Matt - who once vowed never to be taken alive - was sick and drunk when police caught up with him, according to a report. Investigators told the newspaper that the finding of Matt's soiled underwear before they caught up with him indicated he was likely ill from consuming contaminated food or water.
One of the tips that led investigators to Matt was a local reporting one of their cabins having been broken into, with empty or half-drunken bottles of booze lying everywhere, the Buffalo News reports. Officials said Matt's corpse reeked of alcohol.
The men had been on the loose since June 6, when they cut their way out of the prison in Dannemora, about 30 miles from Malone, using power tools. Two prison workers have been charged with helping them.
Clinton correction officer Gene Palmer, charged with promoting prison contraband, tampering with physical evidence and official misconduct, is due in court Monday. His attorney has said he will plead not guilty.
Officials said Palmer gave the two prisoners frozen hamburger meat that a prison tailoring shop instructor had used to hide the tools she smuggled to Sweat and Matt. Palmer's attorney said he had no knowledge that the meat contained hacksaw blades, a bit and a screwdriver.
Prosecutors said the tailor shop worker, Joyce Mitchell, got close to the men while working with them and had agreed to be their getaway driver but backed out because she felt guilty for participating in the escape. Authorities also said Mitchell had discussed killing her husband as part of the plot.
Mitchell has been accused of having sexual relations with one of the prisoners. Her husband, Lyle Mitchell, has refuted the claims.
Joyce Mitchell pleaded not guilty June 15 to charges including felony promoting prison contraband.
Sweat's capture ended an ordeal that sent 1,300 law enforcement officers into the thickly forested northern reaches of New York and forced residents to tolerate nerve-wracking armed checkpoints and property searches.
"The nightmare is finally over," Cuomo declared at a news conference.
While the exact plans the escapees had laid out are still not clear, many suspect the location of his capture is a big clue.
"I can only assume he was going for the border," Superintendent Joseph D'Amico said.
D'Amico said the men may have used black pepper to throw off their scent from the dogs that were tracking them; he said Sweat's DNA was recovered from pepper shakers found at one camp where the fugitives may have spent time.
Cuomo said many questions remained unanswered in the case, including whether the inmates had other accomplices.
"We have already started a full investigation," he said. "But today ends with good news.

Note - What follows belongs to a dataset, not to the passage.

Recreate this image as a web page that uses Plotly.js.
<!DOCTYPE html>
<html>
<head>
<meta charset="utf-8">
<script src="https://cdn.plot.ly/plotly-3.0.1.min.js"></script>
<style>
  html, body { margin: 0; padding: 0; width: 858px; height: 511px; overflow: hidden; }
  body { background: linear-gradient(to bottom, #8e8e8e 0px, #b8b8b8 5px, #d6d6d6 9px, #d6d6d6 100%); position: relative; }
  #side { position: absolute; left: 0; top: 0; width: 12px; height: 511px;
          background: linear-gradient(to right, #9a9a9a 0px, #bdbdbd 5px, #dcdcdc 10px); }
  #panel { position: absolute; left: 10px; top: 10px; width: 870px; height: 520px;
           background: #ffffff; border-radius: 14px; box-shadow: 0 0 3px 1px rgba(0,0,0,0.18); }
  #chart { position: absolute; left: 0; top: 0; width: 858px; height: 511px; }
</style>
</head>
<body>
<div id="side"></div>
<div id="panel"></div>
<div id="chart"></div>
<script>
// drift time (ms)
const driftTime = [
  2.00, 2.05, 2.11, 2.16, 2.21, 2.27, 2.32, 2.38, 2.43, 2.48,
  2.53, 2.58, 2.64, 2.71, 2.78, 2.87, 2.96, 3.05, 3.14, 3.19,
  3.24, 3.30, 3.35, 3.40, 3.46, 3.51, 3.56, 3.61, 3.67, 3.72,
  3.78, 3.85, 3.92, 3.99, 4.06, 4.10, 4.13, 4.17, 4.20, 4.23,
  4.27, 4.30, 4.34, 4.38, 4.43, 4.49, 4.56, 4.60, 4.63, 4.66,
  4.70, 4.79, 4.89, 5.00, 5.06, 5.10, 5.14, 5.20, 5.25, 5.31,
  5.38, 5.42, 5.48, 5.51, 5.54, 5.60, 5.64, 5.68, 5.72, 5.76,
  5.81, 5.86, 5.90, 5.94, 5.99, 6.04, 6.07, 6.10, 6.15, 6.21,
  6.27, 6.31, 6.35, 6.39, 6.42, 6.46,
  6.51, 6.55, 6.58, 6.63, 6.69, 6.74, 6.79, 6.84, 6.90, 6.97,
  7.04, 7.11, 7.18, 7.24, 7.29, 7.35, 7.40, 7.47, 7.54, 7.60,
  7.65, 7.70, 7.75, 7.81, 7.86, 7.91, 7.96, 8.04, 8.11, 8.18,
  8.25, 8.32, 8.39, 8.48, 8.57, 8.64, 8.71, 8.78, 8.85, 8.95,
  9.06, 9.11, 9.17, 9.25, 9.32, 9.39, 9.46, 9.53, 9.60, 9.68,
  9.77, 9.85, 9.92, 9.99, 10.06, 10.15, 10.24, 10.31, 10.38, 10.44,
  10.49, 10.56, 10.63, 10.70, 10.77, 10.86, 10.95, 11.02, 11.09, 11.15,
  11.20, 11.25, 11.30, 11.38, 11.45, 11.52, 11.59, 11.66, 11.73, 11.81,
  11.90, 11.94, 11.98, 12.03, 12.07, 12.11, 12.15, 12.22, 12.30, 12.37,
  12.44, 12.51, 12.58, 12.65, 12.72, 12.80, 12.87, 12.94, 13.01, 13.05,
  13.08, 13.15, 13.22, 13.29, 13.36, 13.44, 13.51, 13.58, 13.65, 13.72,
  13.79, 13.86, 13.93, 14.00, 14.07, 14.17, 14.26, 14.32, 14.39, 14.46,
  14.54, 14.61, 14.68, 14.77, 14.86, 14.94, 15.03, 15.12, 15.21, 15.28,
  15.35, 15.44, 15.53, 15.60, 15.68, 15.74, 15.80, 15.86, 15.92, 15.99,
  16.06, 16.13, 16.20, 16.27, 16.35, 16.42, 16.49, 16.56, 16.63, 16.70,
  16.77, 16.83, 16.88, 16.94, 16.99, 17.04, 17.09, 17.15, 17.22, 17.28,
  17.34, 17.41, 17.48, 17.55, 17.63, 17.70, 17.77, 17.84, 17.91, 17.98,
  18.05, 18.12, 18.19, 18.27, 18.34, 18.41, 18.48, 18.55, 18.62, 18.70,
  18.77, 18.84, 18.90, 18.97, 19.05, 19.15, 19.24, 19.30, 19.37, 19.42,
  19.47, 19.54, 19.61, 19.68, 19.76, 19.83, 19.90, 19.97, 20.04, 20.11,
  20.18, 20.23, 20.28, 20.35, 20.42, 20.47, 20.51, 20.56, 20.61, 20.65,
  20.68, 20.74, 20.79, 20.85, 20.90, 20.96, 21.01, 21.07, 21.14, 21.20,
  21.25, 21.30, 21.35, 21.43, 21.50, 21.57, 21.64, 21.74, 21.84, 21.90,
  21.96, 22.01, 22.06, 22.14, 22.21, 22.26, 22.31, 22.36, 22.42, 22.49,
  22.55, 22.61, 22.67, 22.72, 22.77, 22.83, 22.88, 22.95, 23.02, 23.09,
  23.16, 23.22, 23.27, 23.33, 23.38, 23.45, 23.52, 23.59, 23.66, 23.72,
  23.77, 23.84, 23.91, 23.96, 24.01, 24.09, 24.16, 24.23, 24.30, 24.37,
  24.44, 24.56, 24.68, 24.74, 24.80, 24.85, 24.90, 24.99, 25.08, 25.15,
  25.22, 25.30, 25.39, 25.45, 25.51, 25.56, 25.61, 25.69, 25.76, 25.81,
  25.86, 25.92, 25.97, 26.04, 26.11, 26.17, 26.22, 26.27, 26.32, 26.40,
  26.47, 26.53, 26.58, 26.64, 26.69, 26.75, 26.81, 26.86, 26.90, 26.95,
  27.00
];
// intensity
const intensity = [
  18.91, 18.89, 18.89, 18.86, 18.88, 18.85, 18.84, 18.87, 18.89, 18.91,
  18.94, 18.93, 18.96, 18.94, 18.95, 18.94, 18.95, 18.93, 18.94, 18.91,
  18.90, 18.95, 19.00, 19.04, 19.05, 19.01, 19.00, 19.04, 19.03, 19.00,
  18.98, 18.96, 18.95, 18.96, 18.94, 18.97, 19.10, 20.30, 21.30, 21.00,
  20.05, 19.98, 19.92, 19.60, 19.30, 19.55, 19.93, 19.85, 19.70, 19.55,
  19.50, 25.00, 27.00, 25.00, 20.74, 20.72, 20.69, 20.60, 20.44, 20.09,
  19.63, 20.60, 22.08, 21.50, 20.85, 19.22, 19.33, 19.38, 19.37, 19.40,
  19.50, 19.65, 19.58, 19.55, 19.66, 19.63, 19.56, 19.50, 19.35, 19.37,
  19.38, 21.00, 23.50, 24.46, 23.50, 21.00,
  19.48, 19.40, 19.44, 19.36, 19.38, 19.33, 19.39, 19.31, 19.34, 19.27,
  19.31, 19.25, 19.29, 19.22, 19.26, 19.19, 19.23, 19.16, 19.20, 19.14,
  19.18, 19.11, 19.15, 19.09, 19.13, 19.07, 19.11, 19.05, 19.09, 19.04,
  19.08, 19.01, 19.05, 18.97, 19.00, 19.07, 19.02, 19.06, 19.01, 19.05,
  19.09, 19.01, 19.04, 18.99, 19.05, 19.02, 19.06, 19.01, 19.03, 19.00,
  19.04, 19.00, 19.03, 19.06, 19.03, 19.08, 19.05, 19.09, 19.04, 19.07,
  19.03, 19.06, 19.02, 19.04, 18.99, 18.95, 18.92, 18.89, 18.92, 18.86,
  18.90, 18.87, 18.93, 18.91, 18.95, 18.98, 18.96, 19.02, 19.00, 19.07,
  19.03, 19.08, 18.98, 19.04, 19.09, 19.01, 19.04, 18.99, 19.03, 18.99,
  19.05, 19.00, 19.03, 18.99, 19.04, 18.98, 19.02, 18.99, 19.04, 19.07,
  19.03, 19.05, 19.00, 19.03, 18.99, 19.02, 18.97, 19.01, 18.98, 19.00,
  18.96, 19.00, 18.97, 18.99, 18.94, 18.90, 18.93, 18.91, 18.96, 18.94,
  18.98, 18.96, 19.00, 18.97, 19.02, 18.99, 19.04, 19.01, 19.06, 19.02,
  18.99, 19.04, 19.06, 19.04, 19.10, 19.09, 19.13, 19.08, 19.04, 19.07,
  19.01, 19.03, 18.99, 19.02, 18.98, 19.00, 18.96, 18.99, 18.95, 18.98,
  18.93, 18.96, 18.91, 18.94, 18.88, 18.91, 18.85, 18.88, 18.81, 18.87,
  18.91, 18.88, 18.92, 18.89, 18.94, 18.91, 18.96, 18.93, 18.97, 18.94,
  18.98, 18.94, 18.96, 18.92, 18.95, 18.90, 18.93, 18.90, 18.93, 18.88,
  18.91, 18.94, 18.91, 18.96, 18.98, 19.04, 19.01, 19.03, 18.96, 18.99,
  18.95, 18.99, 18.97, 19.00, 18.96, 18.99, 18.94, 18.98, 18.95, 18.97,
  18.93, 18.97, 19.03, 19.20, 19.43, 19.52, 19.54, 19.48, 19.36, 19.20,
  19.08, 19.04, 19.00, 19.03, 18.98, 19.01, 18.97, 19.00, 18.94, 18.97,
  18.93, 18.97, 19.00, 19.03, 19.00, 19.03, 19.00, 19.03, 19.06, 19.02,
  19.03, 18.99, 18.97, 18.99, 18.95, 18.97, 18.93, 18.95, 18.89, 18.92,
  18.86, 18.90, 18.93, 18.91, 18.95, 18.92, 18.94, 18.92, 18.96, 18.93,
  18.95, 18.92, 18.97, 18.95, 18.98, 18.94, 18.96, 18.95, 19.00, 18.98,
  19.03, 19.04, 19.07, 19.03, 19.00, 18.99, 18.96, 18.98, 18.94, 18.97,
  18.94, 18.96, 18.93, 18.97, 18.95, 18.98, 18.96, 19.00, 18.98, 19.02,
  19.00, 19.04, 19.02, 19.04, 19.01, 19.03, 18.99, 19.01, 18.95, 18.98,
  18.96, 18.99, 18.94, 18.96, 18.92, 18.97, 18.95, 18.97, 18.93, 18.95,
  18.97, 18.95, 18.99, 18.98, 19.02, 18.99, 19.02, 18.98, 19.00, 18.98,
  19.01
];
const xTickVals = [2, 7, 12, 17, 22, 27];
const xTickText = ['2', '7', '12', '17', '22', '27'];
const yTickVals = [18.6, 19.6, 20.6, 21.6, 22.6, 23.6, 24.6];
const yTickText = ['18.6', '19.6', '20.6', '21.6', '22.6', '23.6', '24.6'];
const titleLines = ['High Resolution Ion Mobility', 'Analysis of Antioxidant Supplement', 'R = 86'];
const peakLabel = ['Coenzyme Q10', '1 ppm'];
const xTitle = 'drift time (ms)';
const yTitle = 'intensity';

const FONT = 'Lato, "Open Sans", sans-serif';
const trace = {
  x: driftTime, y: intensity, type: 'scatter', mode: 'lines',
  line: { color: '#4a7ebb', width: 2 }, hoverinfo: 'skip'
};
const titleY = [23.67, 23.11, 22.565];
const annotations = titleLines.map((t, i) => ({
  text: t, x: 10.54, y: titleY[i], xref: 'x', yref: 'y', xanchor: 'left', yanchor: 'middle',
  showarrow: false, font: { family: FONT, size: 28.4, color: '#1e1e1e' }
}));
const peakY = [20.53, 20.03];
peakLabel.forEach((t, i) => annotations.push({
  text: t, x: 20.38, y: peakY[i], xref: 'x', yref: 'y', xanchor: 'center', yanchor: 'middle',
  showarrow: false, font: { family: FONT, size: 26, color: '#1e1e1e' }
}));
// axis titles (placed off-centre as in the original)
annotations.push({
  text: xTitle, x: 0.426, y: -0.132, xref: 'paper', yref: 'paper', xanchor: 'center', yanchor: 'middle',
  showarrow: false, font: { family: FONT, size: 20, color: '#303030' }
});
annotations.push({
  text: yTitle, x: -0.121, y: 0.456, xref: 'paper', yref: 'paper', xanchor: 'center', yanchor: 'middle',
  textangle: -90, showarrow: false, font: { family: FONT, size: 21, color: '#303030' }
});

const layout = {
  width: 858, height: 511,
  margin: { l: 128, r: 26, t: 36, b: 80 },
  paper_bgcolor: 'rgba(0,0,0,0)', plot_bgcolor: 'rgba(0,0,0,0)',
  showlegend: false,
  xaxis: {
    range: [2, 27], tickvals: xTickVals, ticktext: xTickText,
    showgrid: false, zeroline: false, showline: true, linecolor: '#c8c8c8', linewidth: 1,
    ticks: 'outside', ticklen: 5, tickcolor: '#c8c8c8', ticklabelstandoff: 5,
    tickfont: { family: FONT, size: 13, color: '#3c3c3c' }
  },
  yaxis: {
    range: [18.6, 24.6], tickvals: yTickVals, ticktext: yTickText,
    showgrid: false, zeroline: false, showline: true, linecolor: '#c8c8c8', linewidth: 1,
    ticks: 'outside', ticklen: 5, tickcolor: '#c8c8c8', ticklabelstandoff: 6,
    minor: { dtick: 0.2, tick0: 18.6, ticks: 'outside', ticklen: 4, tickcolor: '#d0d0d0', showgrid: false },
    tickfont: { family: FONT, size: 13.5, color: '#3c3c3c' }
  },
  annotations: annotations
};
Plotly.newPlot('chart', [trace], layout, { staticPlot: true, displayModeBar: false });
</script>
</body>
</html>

These were dangerous, dangerous men."
Sweat had not been formally interviewed by investigators as of late Sunday, but any information he provides could be critical to the investigation, Clinton County District Attorney Andrew Wylie said.
Sweat will be charged with escape, burglary and other charges, Wylie said. He and Matt are suspected of breaking into some of the region's many cabins during their time on the lam. Wylie said prosecutors would wait for Sweat to recover before charging him.
Matt, 49, and Sweat used power tools to saw through a steel cell wall and several steel steam pipes, bashed a hole through a 2-foot-thick brick wall, squirmed through pipes and emerged from a manhole outside Clinton Correctional.
Sweat was serving a sentence of life without parole in the killing of a sheriff's deputy in Broome County in 2002. Matt was serving 25 years to life for the killing and dismembering of his former boss.
Authorities said the men had filled their beds in their adjacent cells with clothes to make it appear they were sleeping when guards made overnight rounds. On a cut steam pipe, the prisoners left a taunting note containing a crude caricature of an Asian face and the words "Have a nice day."
Prosecutors said the inmates apparently used tools stored by prison contractors, taking care to return them to their toolboxes after each night's work.